Ironically, then, it is the powerful legacy of the medieval book as an idea or structuring principle that has made the fluidity and acoustic and visual multiplicity of specific medieval books so difficult for us to recognize. We have read medieval texts as if they belonged to the world of print, divorcing the works from their codicological context and thus from the music and conversation that once surrounded them, from their institutional situation, and from the lives they helped shape. In this way we have transformed these works into the isolated verbal icons of late print culture. The world of print is now deeply challenged, however, and the confident assumptions with which we once approached a text, dispensing with any consideration of its material support, are now becoming untenable and thus apparent.71 Electronic texts are recapturing something of the openness that characterized medieval manuscripts. As early as 1989, Bernard Cerquiglini suggested that we might find in the multidimensional and dialogic computer screen a counterpart to the fluidity of medieval writing, and in the last few years a spate of electronic editions has begun to fulfill this prophecy.72 And even the category “writing” may be too restrictive, overdetermined by the conventions that identify knowledge with that which can be captured in alphabetic graphisms. Digitalization is now expanding the range of writings, reducing pictures, sounds, and printed words to a common mathematical denominator. Music, which was harmony but never knowledge, is now information; its substance in the new electronic order is the same as that of typography. This may invite us to reconsider the extent to which we have consigned the musical dimension of early texts to oblivion not as unknowable (although indeed it is difficult to know much) but as insignificant. And in a world of intimidating new literacies, our dependence on “liveware,” the friends who get us up and running, may help us understand the supporting role of earlier textual communities in making a book readable. This social transformation may make it both possible and useful to understand something of the textual materialities that came before us. Perhaps the end of the “Book” has made books visible.
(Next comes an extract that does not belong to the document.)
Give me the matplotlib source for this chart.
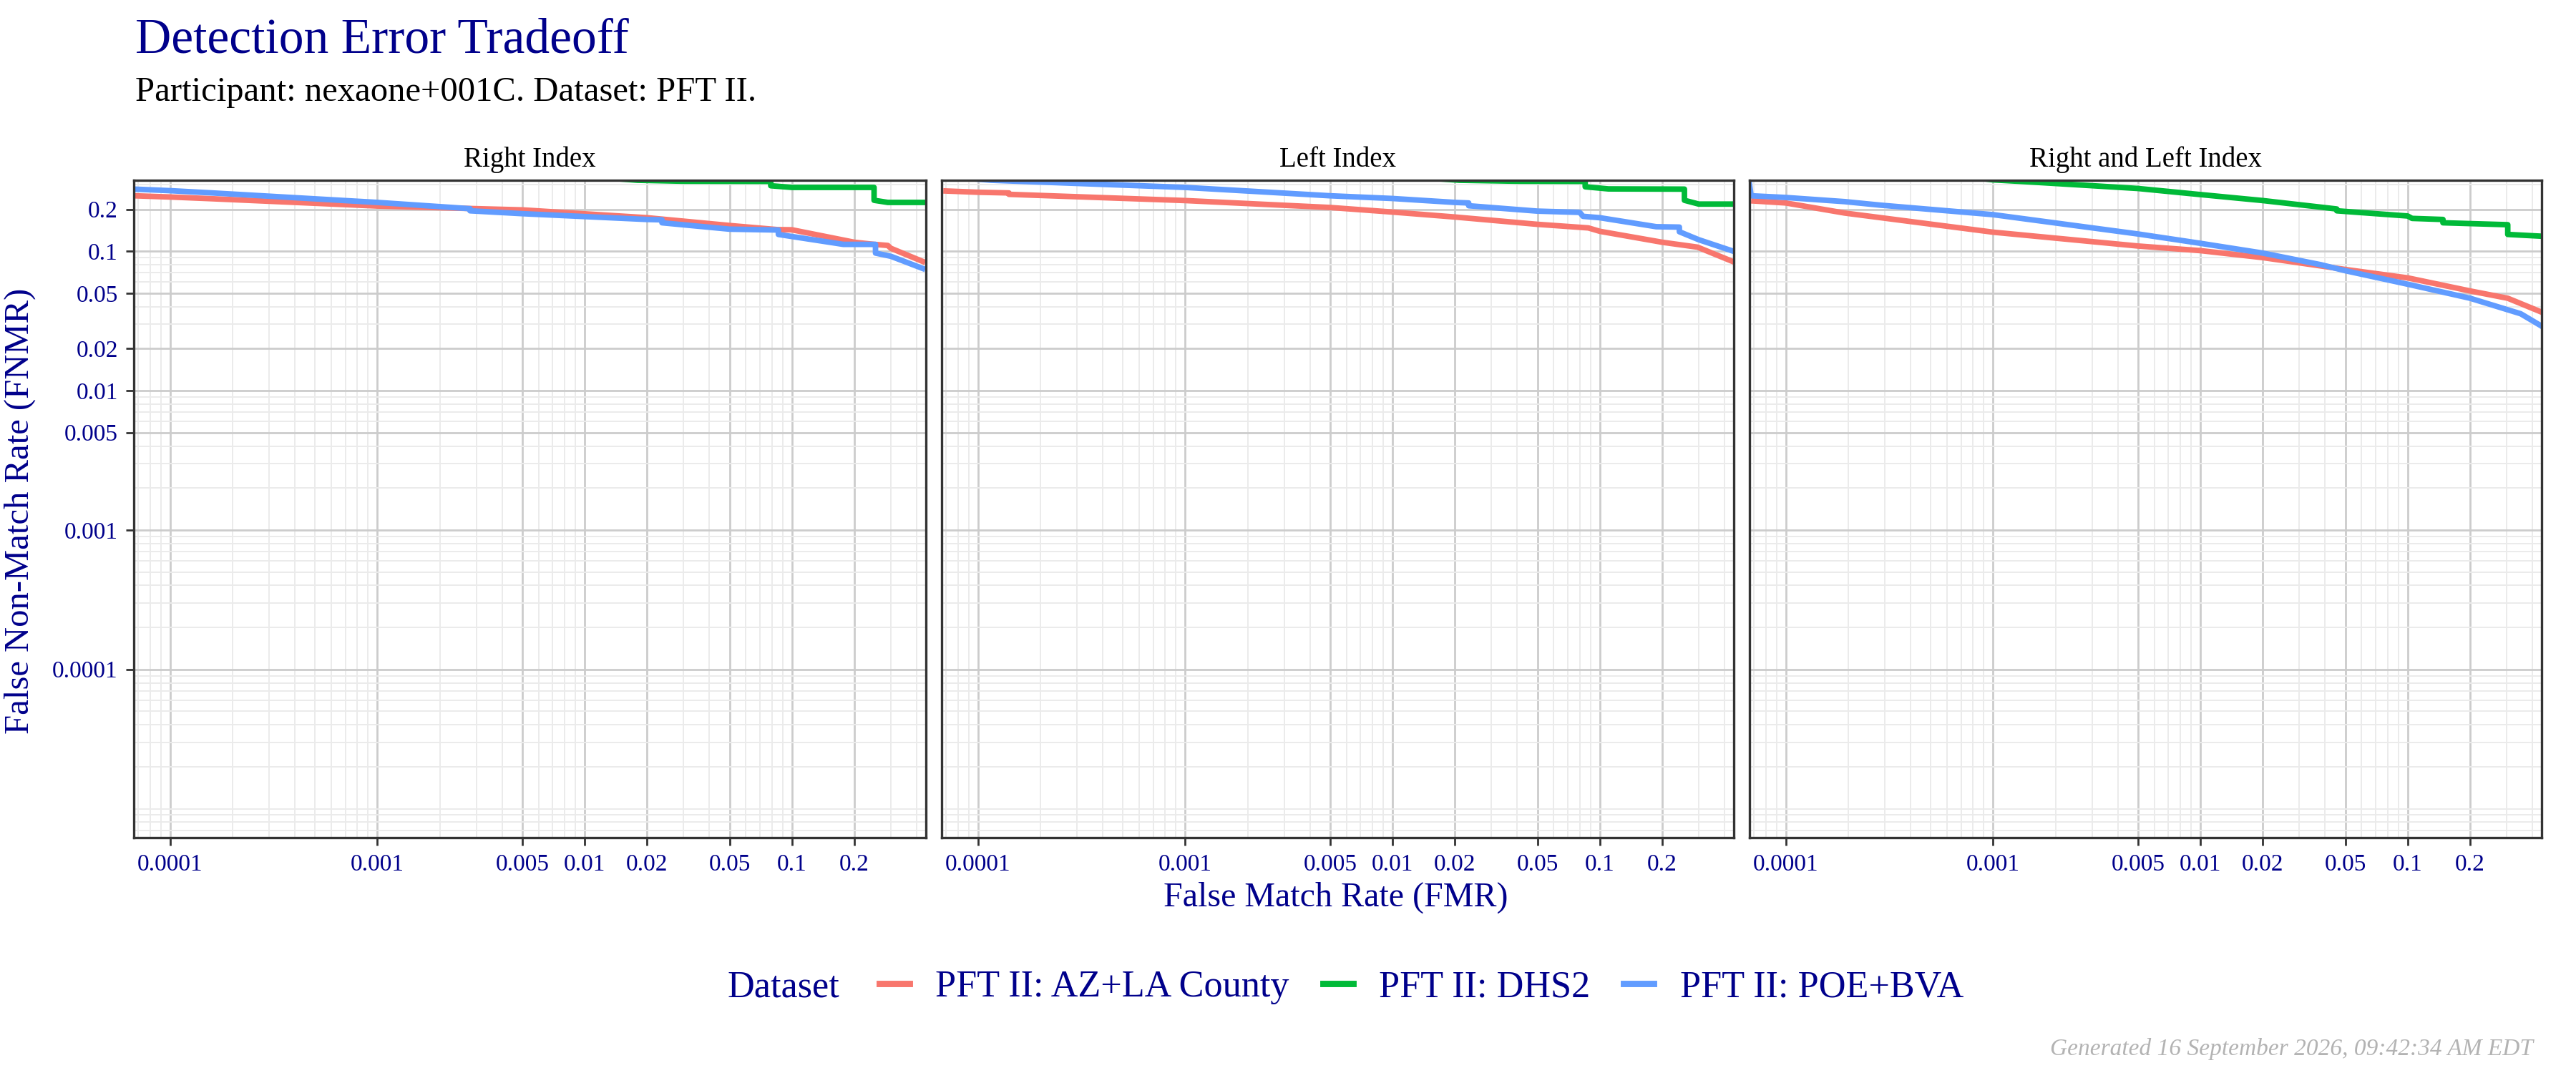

Have we truly come to the end of the book? It has often been suggested. From the 1960s on, there have been recurring laments that book culture is giving way to electronic noise. “If we pose the question of the viability of the book,” wrote George Steiner in 1972, “it is because we find ourselves in a social, psychological, technical situation which gives this question substance.”73 Others have greeted the new tomorrow with rapture. According to Brian Boigon, “People are watching more television than reading books, yet a bunch of academics missed those important ABCs on entertainment that Ed Sullivan used to give away every Sunday night. Let’s face it, Disney and Nintendo have taken most of the attraction away from the educational system in North America.”74 Most of us hover somewhere between. Derrida’s frustratingly elusive account in the opening chapter of Grammatology captures the ambivalence of our situation. Derrida writes under the millenarian slogan “The End of the Book and the Beginning of Writing” and alludes to the “death of the civilization of the book”:
It is therefore as if what we called language could have been in its origin and in its end only a moment, an essential but determined mode, a phenomenon, an aspect, a species of writing. And as if it has succeeded in making us forget this, and in wilfully misleading us [à donner le change], only in the course of an adventure: as that adventure itself. All in all a short enough adventure. It merges with the history that has associated technics and logocentric metaphysics for nearly three millennia. And now it seems to be approaching what is really its own exhaustion; under the circumstances—and this is no more than one example among others—of this death of the civilization of the book, of which so much is said [dont on parle tant] and which manifests itself particularly through a convulsive proliferation of libraries.75
Perhaps we really are living on the edge of a total transformation of consciousness, a liminal situation that can only be understood partially, intermittently, and through the sallies of avant-garde philosophy. But even as Derrida evokes this millenarian transformation, the end of the book, the beginning of writing, he undercuts it, distancing himself from technological determinism, launching his paragraph from the starting point “as if” and reducing the commentary on this alleged death to predictable chatter with the dismissive occupatio, “of which so much is said.”76 So Derrida distances his metaphysical critique from historical causality and historical time—the end of the book is not the year 1967. Historians, on the other hand, have provided any number of precise moments for a decisive technological and epistemological break. The trouble is they have provided too many. Some point to the alphabet, some to the codex, some to the rise of textual communities, some to scholasticism, some to print as the key technological innovation that established book-based rationalism. Since we do not yet agree on when the “civilization of the book” began, we cannot expect a simple consensus on whether it is coming to an end.
Even if we can say with conviction that “the civilization of the book” is approaching its own exhaustion, or “the culture of print” is now deeply challenged, or that “the borders of what we call a text” are now in question, or that the adventure that linked certain technologies to “logocentric metaphysics” is coming to an end, it is not clear how these various transformations are connected, what they will mean, or how far we remain imbricated in the older orders of thought. For my purposes, however, it will be enough if the uncertainty about the future of our book-based culture helps us do better justice to the sung and drawn objects of the past.